By default, Prophet uses an additive model. However, when the magnitude of seasonal fluctuations increases with the level of the trend, a multiplicative seasonality model is more appropriate. This is the case for the airline passenger data, so we set `seasonality_mode="multiplicative"` when initializing the model.

Note: Prophet is available through the `sktime` interface as shown below.

In [None]:
from sktime.forecasting.fbprophet import Prophet

# Initialize the Prophet model
forecaster = Prophet(seasonality_mode="multiplicative")  # or "additive"

# Fit on training data
forecaster.fit(y_train)

# Predict on test dates
y_pred = forecaster.predict(fh=y_test.index)

# Plot forecast
plot_series(y_train, y_test, y_pred, labels=["Training", "Test", "Forecast (Prophet)"]);

## 1.8 Exercise

In this exercise, you will apply what you have learned to a new dataset containing daily climate data from Delhi, India. The goal is to forecast the mean daily temperature.
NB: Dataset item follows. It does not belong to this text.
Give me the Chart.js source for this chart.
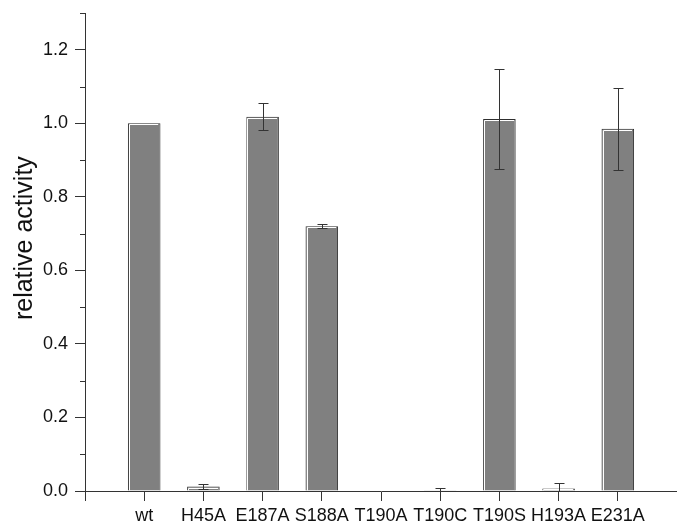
<!DOCTYPE html>
<html>
<head>
<meta charset="utf-8">
<script src="https://cdn.jsdelivr.net/npm/chart.js@4.4.1/dist/chart.umd.min.js"></script>
<style>
    html, body { margin: 0; padding: 0; background: #fff; }
    #wrap { width: 677px; height: 524px; }
</style>
</head>
<body>
<div id="wrap"><canvas id="activityChart" width="677" height="524"></canvas></div>
<script>
// values
var mutants = ['wt', 'H45A', 'E187A', 'S188A', 'T190A', 'T190C', 'T190S', 'H193A', 'E231A'];
var activity = [1.0, 0.012, 1.018, 0.72, 0, 0.002, 1.012, 0.007, 0.985];
var activityError = [0, 0.007, 0.037, 0.005, 0, 0.005, 0.135, 0.014, 0.112];

var axisColor = '#333';
var fontFamily = '"Liberation Sans", Arial, Helvetica, sans-serif';

// white highlight along the left and top edges of each bar
var barHighlight = {
    id: 'barHighlight',
    afterDatasetsDraw: function (chart) {
        var ctx = chart.ctx;
        var meta = chart.getDatasetMeta(0);
        ctx.save();
        ctx.strokeStyle = '#fff';
        ctx.lineWidth = 1;
        meta.data.forEach(function (bar, i) {
            if (activity[i] <= 0) return;
            var left = bar.x - bar.width / 2;
            var right = bar.x + bar.width / 2;
            var top = Math.min(bar.y, bar.base);
            var bottom = Math.max(bar.y, bar.base);
            if (bottom - top < 2) return;
            ctx.beginPath();
            ctx.moveTo(Math.round(left) + 1.5, bottom);
            ctx.lineTo(Math.round(left) + 1.5, Math.round(top) + 1.5);
            ctx.lineTo(Math.round(right) - 2, Math.round(top) + 1.5);
            ctx.stroke();
        });
        ctx.restore();
    }
};

// error bars from activityError
var errorBars = {
    id: 'errorBars',
    afterDatasetsDraw: function (chart) {
        var ctx = chart.ctx;
        var yScale = chart.scales.y;
        var meta = chart.getDatasetMeta(0);
        ctx.save();
        ctx.strokeStyle = axisColor;
        ctx.lineWidth = 1;
        meta.data.forEach(function (bar, i) {
            var err = activityError[i];
            if (!err) return;
            var x = Math.round(bar.x) + 0.5;
            var yHi = Math.round(yScale.getPixelForValue(activity[i] + err)) + 0.5;
            var yLo = Math.round(yScale.getPixelForValue(Math.max(activity[i] - err, 0))) + 0.5;
            ctx.beginPath();
            ctx.moveTo(x, yHi);
            ctx.lineTo(x, yLo);
            ctx.moveTo(x - 5, yHi);
            ctx.lineTo(x + 5, yHi);
            ctx.moveTo(x - 5, yLo);
            ctx.lineTo(x + 5, yLo);
            ctx.stroke();
        });
        ctx.restore();
    }
};

// short minor ticks at the odd tenths on the y axis
var minorTicks = {
    id: 'minorTicks',
    afterDraw: function (chart) {
        var ctx = chart.ctx;
        var yScale = chart.scales.y;
        ctx.save();
        ctx.strokeStyle = axisColor;
        ctx.lineWidth = 1;
        yScale.ticks.forEach(function (t) {
            if (Math.round(t.value * 10) % 2 === 0) return;
            var y = Math.round(yScale.getPixelForValue(t.value)) + 0.5;
            ctx.beginPath();
            ctx.moveTo(yScale.right - 5, y);
            ctx.lineTo(yScale.right, y);
            ctx.stroke();
        });
        ctx.restore();
    }
};

var activityChart = new Chart(document.getElementById('activityChart'), {
    type: 'bar',
    data: {
        datasets: [{
            data: activity.map(function (v, i) { return { x: i, y: v }; }),
            backgroundColor: '#808080',
            borderColor: '#2e2e2e',
            borderWidth: 1,
            categoryPercentage: 1,
            barPercentage: 0.55
        }]
    },
    options: {
        responsive: false,
        animation: false,
        layout: { padding: { top: 13, right: 0, bottom: 0, left: 0 } },
        plugins: {
            legend: { display: false },
            tooltip: { enabled: false }
        },
        scales: {
            x: {
                type: 'linear',
                min: -1,
                max: 9,
                offset: false,
                afterFit: function (scale) {
                    scale.height = 33;
                    scale.paddingLeft = 0;
                    scale.paddingRight = 0;
                },
                border: { color: axisColor, width: 1 },
                grid: {
                    offset: false,
                    drawOnChartArea: false,
                    tickLength: 10,
                    tickColor: axisColor
                },
                ticks: {
                    stepSize: 1,
                    autoSkip: false,
                    maxRotation: 0,
                    padding: 4,
                    color: '#111',
                    font: { family: fontFamily, size: 18 },
                    callback: function (v) { return mutants[v] || ''; }
                }
            },
            y: {
                min: 0,
                max: 1.3,
                afterFit: function (scale) {
                    scale.width = 85;
                    scale.paddingTop = 0;
                    scale.paddingBottom = 0;
                },
                border: { color: axisColor, width: 1 },
                grid: {
                    drawOnChartArea: false,
                    tickLength: 10,
                    tickColor: function (c) {
                        return Math.round(c.tick.value * 10) % 2 === 0 ? axisColor : 'rgba(0,0,0,0)';
                    }
                },
                ticks: {
                    stepSize: 0.1,
                    padding: 7,
                    color: '#111',
                    font: { family: fontFamily, size: 18 },
                    callback: function (v) {
                        return Math.round(v * 10) % 2 === 0 ? v.toFixed(1) : '';
                    }
                },
                title: {
                    display: true,
                    // leading spaces nudge the label up a little, as in the original
                    text: '    relative activity',
                    color: '#111',
                    font: { family: fontFamily, size: 25 },
                    padding: { top: 10, bottom: 0 }
                }
            }
        }
    },
    plugins: [barHighlight, errorBars, minorTicks]
});
</script>
</body>
</html>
The dataset is split into a training and a test file.

### Tasks:

1. Load the file `DailyDelhiClimateTrain.csv` from the `datasets` folder.
2. Use `pd.to_datetime` to convert the `date` column to datetime format, and set it as the index.
3. Keep only the `meantemp` column.
4. Train a `Prophet` model on the training data.
5. Use the model to forecast 1000 future time points.
6. Plot the forecasted values.
7. Load the file `DailyDelhiClimateTest.csv` and format it in the same way.
8. Use the model to forecast the dates in the test dataset.
9. Plot the predictions alongside the true test data.